Special persecutor Jack Smith and Biden counsel Michael Dreeben got a taste of where things were headed at the adult table early on. As the Wall Street Journal editorial board put it: “Chief Justice John Roberts was especially scathing about the D.C. Circuit Court of Appeals ruling that a President has no immunity. That opinion argued — and Mr. Dreeben defended it — that ‘a former President can be prosecuted because he’s being prosecuted,’ said the Chief.”

Not only does the DC Circuit’s rationale ignore the fact that presidents are somewhat special people and that the decisions they must make are unlike those of any other American citizen, but it also argues that Trump may be prosecuted because Trump is being prosecuted. With apologies to Winston Churchill, that’s a tautology posing as a circularity wrapped inside a redundancy.

Trust us. We’re the government. That’s the insulting argument Smith, Dreeben, and their ilk are making before the Supreme Court.

What we have here is the criminalization of politics and the criminalization of electoral due process. Only when Trump tries to exercise his constitutional right to dispute the results of an election is it “a threat to our democracy.” Only when Trump’s legal team organizes a second set of electors in disputed states is it considered obstruction of justice rather than due process. Only when Trump asks a state-level election official to disqualify illegitimate votes — not create more votes — is it a crime.

As Power Line’s John Hinderaker notes: “The Supreme Court justices no doubt care about the future prospect of either 1) lawless presidents or 2) a cycle of meritless prosecution of presidents once they leave office. (And believe me, when Joe Biden leaves office I hope Republicans can find a way to bring multiple criminal prosecutions against him.) But Jack Smith cares only about getting a conviction between now and November, however flimsy his theory may be.”

This is an unprecedented case: A sitting or former president has never been before the Supreme Court for a matter of criminal immunity. Based on the questioning of all nine justices, it’s highly likely the High Court will find some sort of middle ground and return the case to a lower court, which will need weeks, if not months, of additional fact-finding.

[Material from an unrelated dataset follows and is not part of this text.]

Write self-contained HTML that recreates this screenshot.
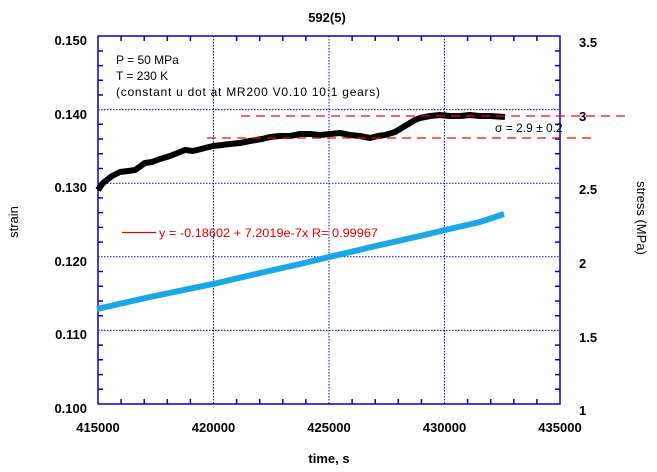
<!DOCTYPE html>
<html><head><style>body{margin:0;background:#fff}svg{display:block}text{font-family:"Liberation Sans",sans-serif}</style></head><body>
<svg width="657" height="472" xmlns="http://www.w3.org/2000/svg">
<rect width="657" height="472" fill="#fff"/>
<g stroke="#0000cc" stroke-width="1" stroke-dasharray="1.5,1.5" fill="none">
<line x1="213.5" y1="36" x2="213.5" y2="404"/>
<line x1="329" y1="36" x2="329" y2="404"/>
<line x1="444.5" y1="36" x2="444.5" y2="404"/>
<line x1="98" y1="109.6" x2="560" y2="109.6"/>
<line x1="98" y1="183.2" x2="560" y2="183.2"/>
<line x1="98" y1="256.8" x2="560" y2="256.8"/>
<line x1="98" y1="330.4" x2="560" y2="330.4"/>
</g>
<g stroke="#0000cc" stroke-width="1.5">
<path d="M98,51 h5 M98,65.6 h5 M98,80.3 h5 M98,95 h5 M98,124.3 h5 M98,139 h5 M98,153.7 h5 M98,168.5 h5 M98,197.9 h5 M98,212.6 h5 M98,227.4 h5 M98,242.1 h5 M98,271.5 h5 M98,286.2 h5 M98,301 h5 M98,315.7 h5 M98,345.1 h5 M98,359.8 h5 M98,374.6 h5 M98,389.3 h5"/>
<path d="M560,51 h-5 M560,65.6 h-5 M560,80.3 h-5 M560,95 h-5 M560,124.3 h-5 M560,139 h-5 M560,153.7 h-5 M560,168.5 h-5 M560,197.9 h-5 M560,212.6 h-5 M560,227.4 h-5 M560,242.1 h-5 M560,271.5 h-5 M560,286.2 h-5 M560,301 h-5 M560,315.7 h-5 M560,345.1 h-5 M560,359.8 h-5 M560,374.6 h-5 M560,389.3 h-5"/>
<path d="M121.1,404 v-5 M144.2,404 v-5 M167.3,404 v-5 M190.4,404 v-5 M236.6,404 v-5 M259.7,404 v-5 M282.8,404 v-5 M305.9,404 v-5 M352.1,404 v-5 M375.2,404 v-5 M398.3,404 v-5 M421.4,404 v-5 M467.6,404 v-5 M490.7,404 v-5 M513.8,404 v-5 M536.9,404 v-5"/>
<path d="M121.1,36 v5 M144.2,36 v5 M167.3,36 v5 M190.4,36 v5 M236.6,36 v5 M259.7,36 v5 M282.8,36 v5 M305.9,36 v5 M352.1,36 v5 M375.2,36 v5 M398.3,36 v5 M421.4,36 v5 M467.6,36 v5 M490.7,36 v5 M513.8,36 v5 M536.9,36 v5"/>
</g>
<rect x="98" y="36" width="462" height="368" fill="none" stroke="#0000cc" stroke-width="1.5"/>
<polyline fill="none" stroke="#1aa7e6" stroke-width="6" points="97,309 150,297 213,284 260,273 300,264 329,257 380,245 420,236 445,230 480,222 504,214"/>
<polyline fill="none" stroke="#000" stroke-width="6" stroke-linejoin="round" points="98,190 103,183 112,176 120,172 128,171 135,170 145,163 152,162 160,159 170,156 175,154 185,150 193,151 213,146 222,145 230,144 240,143 250,141 262,139 270,137 280,136 290,136 300,134 310,134 320,135 330,134 340,133 350,135 360,136 370,138 378,136 385,135 395,132 405,126 415,120 420,118 430,116 440,115 450,116 460,116 470,115 480,116 490,116 505,117"/>
<g stroke="#ff0000" stroke-width="1.3" stroke-dasharray="9,6">
<line x1="241" y1="116" x2="630" y2="116"/>
<line x1="207" y1="138" x2="593" y2="138"/>
</g>
<line x1="122" y1="232.5" x2="156" y2="232.5" stroke="#dd0000" stroke-width="1.3"/>
<text x="159" y="237" font-size="12" fill="#dd0000" textLength="219" lengthAdjust="spacingAndGlyphs">y = -0.18602 + 7.2019e-7x   R= 0.99967</text>
<text x="495" y="132" font-size="12" fill="#000">σ = 2.9 ± 0.2</text>
<g font-size="12" fill="#000">
<text x="116" y="64">P = 50 MPa</text>
<text x="116" y="80">T = 230 K</text>
<text x="116" y="96" textLength="264">(constant u dot at MR200 V0.10 10:1 gears)</text>
</g>
<g font-size="13" font-weight="bold" fill="#000">
<text x="327" y="22" text-anchor="middle">592(5)</text>
<text x="329" y="463" text-anchor="middle">time, s</text>
<g text-anchor="end">
<text x="87" y="45">0.150</text><text x="87" y="119">0.140</text><text x="87" y="192">0.130</text><text x="87" y="266">0.120</text><text x="87" y="339">0.110</text><text x="87" y="413">0.100</text>
</g>
<g text-anchor="middle">
<text x="98" y="432">415000</text><text x="213.5" y="432">420000</text><text x="329" y="432">425000</text><text x="444.5" y="432">430000</text><text x="560" y="432">435000</text>
</g>
<g>
<text x="579" y="47">3.5</text><text x="579" y="121">3</text><text x="579" y="194">2.5</text><text x="579" y="268">2</text><text x="579" y="342">1.5</text><text x="579" y="415">1</text>
</g>
<text transform="translate(18,222) rotate(-90)" text-anchor="middle" font-weight="normal">strain</text>
<text transform="translate(637,218) rotate(90)" text-anchor="middle" font-weight="normal">stress (MPa)</text>
</g>
</svg>
</body></html>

And that means that this case isn’t going to go to trial before November’s election.

Sorry, Jack.

In the end, the Trump team’s argument about the horrors that could result if future presidents from both parties weren’t afforded some degree of immunity for their actions in office clearly resonated with the justices. That’s what happened in this hearing, and it was a blow to the Democrats’ ongoing efforts to criminalize our political differences.